Repo History, USA
- REPOhistory began in Manhattan in 1989 as a study group of artists, scholars, teachers, and writers focused on the relationship of history to contemporary society. It grew into a forum for developing public art projects based on history and a platform for creating them. For the past ten years REPOhistory’s goal has been “To retrieve and relocate absent historical narratives at specific locations in the New York City area through counter-monuments, actions, and events”. The work is informed by a multicultural re-reading of history which focuses on issues of race, gender, class and sexuality. We choose to create public art because we wanted to expand the audience for art by going outside the confines of the museum and gallery structure. By choosing to create work with strong, alternative social commentary we are drawing on a tradition in art that is often ignored; the legacy of the Berlin Dadaists, Russian Constructivists, the New York Photo League and contemporary organizations like Political Art Documentation/Distribution (PAD/D), Group Material and Grand Fury.Through 6 major public projects and many smaller events, REPOhistory has continued to pursue this goal as an artist/scholar cooperative, along the way adding to its goals “to raise questions about the construction of history, to provide multiple viewpoints that encourage viewers to think critically, to explore how histories and their interpretations affect us today, and to engage with specific communities in order to facilitate their efforts to construct their own public histories”.

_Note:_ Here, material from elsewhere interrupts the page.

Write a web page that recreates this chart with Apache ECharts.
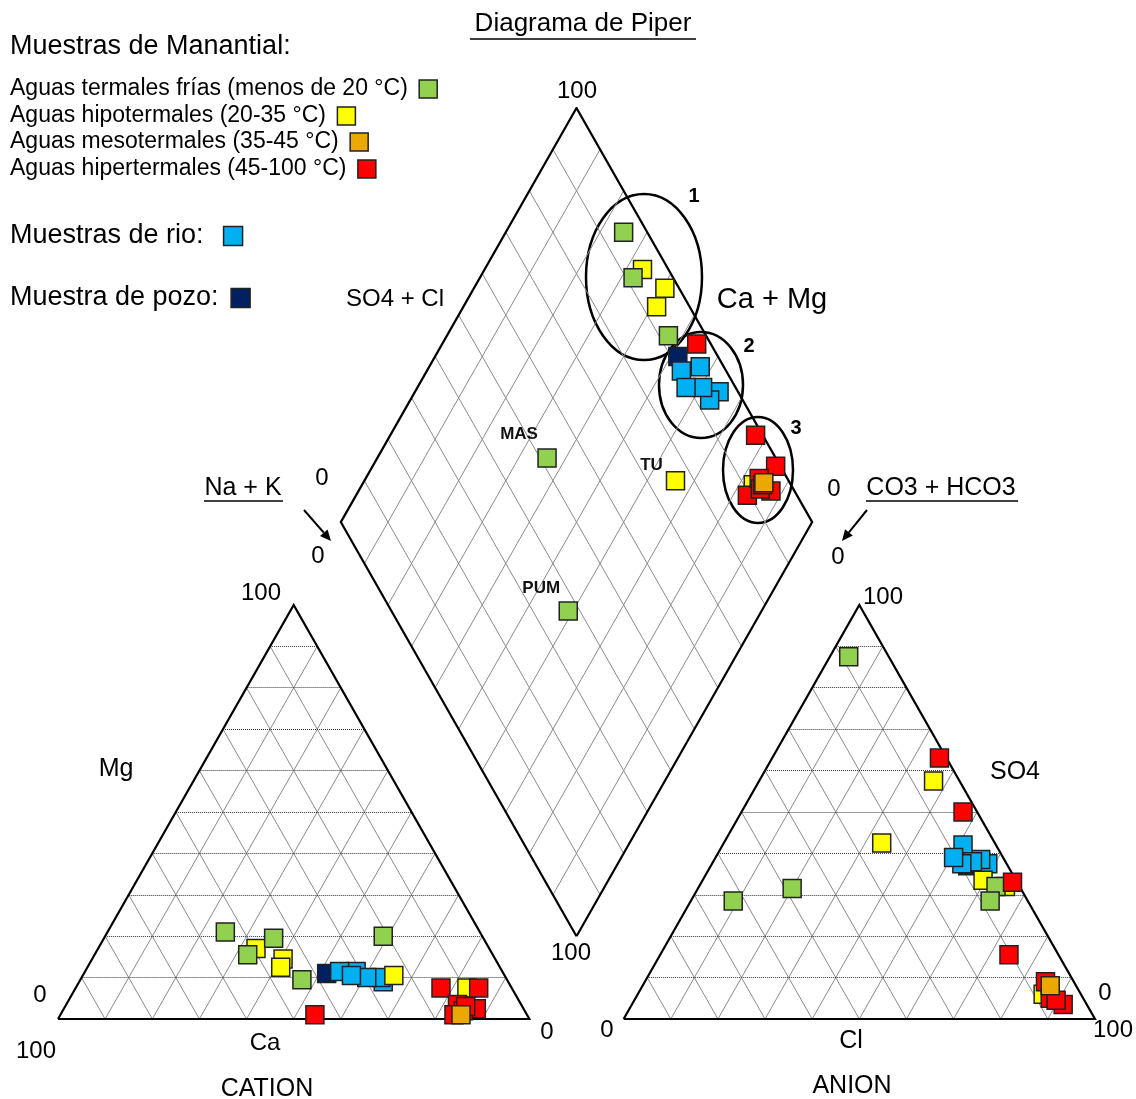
<!DOCTYPE html>
<html lang="es">
<head>
  <meta charset="utf-8">
</head>
<body style="margin: 0; background: #fff">
  <div id="container" style="width: 1136px; height: 1099px"></div>
  <script src="https://cdn.jsdelivr.net/npm/echarts@6/dist/echarts.min.js"></script>
  <script>
    var FONT = 'Liberation Sans, Arial, sans-serif';

    // grupos de muestras (nombre de la serie = texto de leyenda)
    var groups = [
      'Aguas termales frías (menos de 20 °C)',
      'Aguas hipotermales (20-35 °C)',
      'Aguas mesotermales (35-45 °C)',
      'Aguas hipertermales (45-100 °C)',
      'Muestras de rio:',
      'Muestra de pozo:'
    ];
    var colors = ['#92D050', '#FFFF00', '#EAA800', '#FF0000', '#00B0F0', '#002060'];

    // cationes en % meq: [Ca, Mg, Na+K]
    // aniones en % meq: [CO3+HCO3, SO4, Cl]
    var friaCation = [[54, 21, 25], [52, 15.5, 32.5], [43.5, 9.5, 47], [44.5, 19.5, 36], [21, 20, 59]];
    var friaAnion = [[5, 32, 63], [8.5, 87.5, 4], [8, 28.5, 63.5], [48.5, 31.5, 20], [62.5, 28.5, 9]];
    var friaNames = ['', '', '', 'MAS', 'PUM'];

    var hipoCation = [[49.5, 17, 33.5], [45, 14.5, 40.5], [46.5, 12.5, 41], [23.5, 10.5, 66], [9.5, 7.5, 83]];
    var hipoAnion = [[5.5, 57.5, 37], [3, 32, 65], [7, 33.5, 59.5], [24, 42.5, 33.5], [8, 6, 86]];
    var hipoNames = ['', '', '', 'TU', ''];

    var mesoCation = [[14, 1, 85]];
    var mesoAnion = [[5.5, 8, 86.5]];

    var hiperCation = [[45, 1, 54], [15, 7.5, 77.5], [7, 7.5, 85.5], [10, 2.5, 87.5], [13.5, 3.5, 83],
      [15.5, 1, 83.5], [13, 2, 85], [12, 3, 85]];
    var hiperAnion = [[3, 50, 47], [1.5, 63, 35.5], [1, 33, 66], [5, 3.5, 91.5], [10.5, 15.5, 74],
      [6, 9, 85], [7, 5, 88], [6, 4.5, 89.5]];

    var rioCation = [[26.5, 9, 64.5], [31, 11.5, 57.5], [26.5, 10, 63.5], [29.5, 10, 60.5], [34.5, 11.5, 54], [32.5, 10.5, 57]];
    var rioAnion = [[4, 37.5, 58.5], [5, 38.5, 56.5], [7, 42, 51], [7, 38, 55], [9.5, 37.5, 53], [10.5, 39, 50.5]];

    var pozoCation = [[37.5, 11, 51.5]];
    var pozoAnion = [[8.5, 37, 54.5]];

    var gridTicks = [10, 20, 30, 40, 50, 60, 70, 80, 90];

    var samples = [
      [friaCation, friaAnion, friaNames],
      [hipoCation, hipoAnion, hipoNames],
      [mesoCation, mesoAnion, []],
      [hiperCation, hiperAnion, []],
      [rioCation, rioAnion, []],
      [pozoCation, pozoAnion, []]
    ];
    var labelOffsets = { MAS: [-28, 0], TU: [-24, 8], PUM: [-27, 0] };

    // coordenadas Piper: triangulo de lado 100, separacion 20
    function cationXY(p) { return [p[2] + p[1] / 2, p[1]]; }
    function anionXY(p) { return [120 + p[2] + p[1] / 2, p[1]]; }
    function diamondXY(c, a) {
      var so4cl = 100 - a[0], camg = 100 - c[2];
      return [110 + (so4cl - camg) / 2, 20 + so4cl + camg];
    }

    var solid = [], dotted = [];
    gridTicks.forEach(function (k) {
      // triangulo de cationes
      dotted.push([[k / 2, k], [100 - k / 2, k]]);
      solid.push([[k, 0], [k + (100 - k) / 2, 100 - k]]);
      solid.push([[100 - k, 0], [(100 - k) / 2, 100 - k]]);
      // triangulo de aniones
      dotted.push([[120 + k / 2, k], [220 - k / 2, k]]);
      solid.push([[120 + k, 0], [120 + k + (100 - k) / 2, 100 - k]]);
      solid.push([[220 - k, 0], [120 + (100 - k) / 2, 100 - k]]);
      // rombo
      solid.push([[110 + k / 2, 20 + k], [110 + (k - 100) / 2, 120 + k]]);
      solid.push([[110 - k / 2, 20 + k], [110 + (100 - k) / 2, 120 + k]]);
    });
    var outlines = [
      [[0, 0], [100, 0], [50, 100], [0, 0]],
      [[120, 0], [220, 0], [170, 100], [120, 0]],
      [[110, 20], [160, 120], [110, 220], [60, 120], [110, 20]]
    ];

    var dom = document.getElementById('container');
    var myChart = echarts.init(dom, null, { renderer: 'canvas' });

    var scatterSeries = groups.map(function (name, gi) {
      var s = samples[gi];
      var data = [];
      s[0].forEach(function (c) { data.push(cationXY(c)); });
      s[1].forEach(function (a) { data.push(anionXY(a)); });
      s[0].forEach(function (c, i) {
        var item = { value: diamondXY(c, s[1][i]) };
        var nm = s[2][i];
        if (nm) {
          item.label = {
            show: true, formatter: nm, position: 'top', offset: labelOffsets[nm],
            fontFamily: FONT, fontWeight: 'bold', fontSize: 17, color: '#111'
          };
        }
        data.push(item);
      });
      return {
        name: name,
        type: 'scatter',
        symbol: 'rect',
        symbolSize: 18,
        animation: false,
        itemStyle: { color: colors[gi], borderColor: '#222', borderWidth: 1.5, opacity: 1 },
        emphasis: { disabled: true },
        data: data
      };
    });
    // orden de dibujo: pozo, rio, hipo, fria, hiper, meso
    var order = [5, 4, 1, 0, 3, 2];
    scatterSeries = order.map(function (i) { return scatterSeries[i]; });

    function txt(s, x, y, size, extra) {
      return Object.assign({
        type: 'text', x: x, y: y, z: 10,
        style: {
          text: s, fontFamily: FONT, fontSize: size, fill: '#000',
          textAlign: 'center', textVerticalAlign: 'middle'
        }
      }, extra || {});
    }
    function bold(s, x, y, size) {
      var t = txt(s, x, y, size);
      t.style.fontWeight = 'bold';
      return t;
    }
    function uline(x1, x2, y) {
      return { type: 'line', z: 10, shape: { x1: x1, y1: y, x2: x2, y2: y }, style: { stroke: '#000', lineWidth: 1.5 } };
    }
    function arrow(x0, y0, x1, y1) {
      var dx = x1 - x0, dy = y1 - y0, len = Math.sqrt(dx * dx + dy * dy);
      var ux = dx / len, uy = dy / len, bx = x1 - 11 * ux, by = y1 - 11 * uy;
      return [
        { type: 'line', z: 10, shape: { x1: x0, y1: y0, x2: bx, y2: by }, style: { stroke: '#000', lineWidth: 2 } },
        {
          type: 'polygon', z: 10,
          shape: { points: [[x1, y1], [bx - 5 * uy, by + 5 * ux], [bx + 5 * uy, by - 5 * ux]] },
          style: { fill: '#000' }
        }
      ];
    }
    function ell(cx, cy, rx, ry) {
      return { type: 'ellipse', z: 1, shape: { cx: cx, cy: cy, rx: rx, ry: ry }, style: { fill: 'none', stroke: '#000', lineWidth: 2.5 } };
    }

    var graphics = [
      txt('Diagrama de Piper', 583, 24, 26), uline(470, 696, 39),
      txt('Muestras de Manantial:', 10, 47, 27, {}),
      txt('100', 577, 91, 24),
      txt('SO4 + Cl', 395, 299, 24),
      txt('Ca + Mg', 772, 300, 29),
      bold('1', 694, 196, 20), bold('2', 749, 346, 20), bold('3', 796, 428, 20),
      ell(644, 277, 58, 83), ell(701, 385, 42, 53), ell(758, 470, 35, 53),
      txt('0', 322, 478, 24), txt('0', 318, 556, 24),
      txt('Na + K', 243, 488, 25), uline(204, 283, 501),
      txt('0', 834, 489, 24), txt('0', 838, 557, 24),
      txt('CO3 + HCO3', 941, 488, 25), uline(866, 1018, 501),
      txt('100', 571, 953, 24),
      txt('100', 261, 593, 24), txt('Mg', 116, 769, 25), txt('0', 40, 995, 24),
      txt('100', 36, 1051, 24), txt('Ca', 265, 1043, 24), txt('0', 547, 1032, 24),
      txt('CATION', 267, 1089, 25),
      txt('100', 883, 597, 24), txt('SO4', 1015, 772, 25), txt('0', 1105, 993, 24),
      txt('100', 1113, 1030, 24), txt('Cl', 851, 1041, 25), txt('0', 607, 1030, 24),
      txt('ANION', 852, 1086, 25)
    ];
    graphics[2].style.textAlign = 'left';
    graphics = graphics.concat(arrow(304, 510, 331, 541), arrow(867, 510, 842, 541));

    // una leyenda por muestra: texto a la izquierda, cuadro despues del texto
    function legendItem(name, top, size, lh, box, pad) {
      return {
        data: [name], orient: 'horizontal', left: 10, top: top, padding: 0,
        align: 'right', icon: 'rect', selectedMode: false,
        itemWidth: box, itemHeight: box,
        itemStyle: { borderColor: '#222', borderWidth: 1.5 },
        formatter: function (n) { return n + pad; },
        textStyle: { fontFamily: FONT, color: '#000', fontSize: size, lineHeight: lh }
      };
    }

    option = {
      animation: false,
      grid: { left: 58, top: 108, width: 1037, height: 911 },
      xAxis: { type: 'value', min: 0, max: 220, show: false },
      yAxis: { type: 'value', min: 0, max: 220, show: false },
      legend: [
        legendItem(groups[0], 76, 23, 26, 18, ' '),
        legendItem(groups[1], 103, 23, 26, 18, ' '),
        legendItem(groups[2], 129, 23, 26, 18, ' '),
        legendItem(groups[3], 156, 23, 26, 18, ' '),
        legendItem(groups[4], 221, 27, 30, 19, '  '),
        legendItem(groups[5], 283, 27, 30, 19, ' ')
      ],
      graphic: graphics,
      series: [
        {
          type: 'lines', coordinateSystem: 'cartesian2d', silent: true, animation: false,
          lineStyle: { color: '#8a8a8a', width: 1, opacity: 1 },
          data: solid.map(function (s) { return { coords: s }; })
        },
        {
          type: 'lines', coordinateSystem: 'cartesian2d', silent: true, animation: false,
          lineStyle: { color: '#333', width: 1, type: 'dotted', opacity: 1 },
          data: dotted.map(function (s) { return { coords: s }; })
        },
        {
          type: 'lines', coordinateSystem: 'cartesian2d', polyline: true, silent: true, animation: false,
          lineStyle: { color: '#000', width: 2.2, opacity: 1 },
          data: outlines.map(function (s) { return { coords: s }; })
        }
      ].concat(scatterSeries)
    };

    myChart.setOption(option);
    window.addEventListener('resize', myChart.resize);
  </script>
</body>
</html>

We believe that the arts are important to all aspects of society. The relationship between art, culture and society is often confused, vague and ambiguous. In the USA it has sparked the “Cultural Wars” of the 1980s and the early 1990s. Even today there are many members of the US Congress and Senate who want to abolish the National Endowment for the Art and the National Endowment for the Humanities. The arts will always be controversial. Societies change and the arts can be a powerful way of expressing these changes. However, the arts are essential for helping individuals find their place within society and for shaping a collective cultural identity.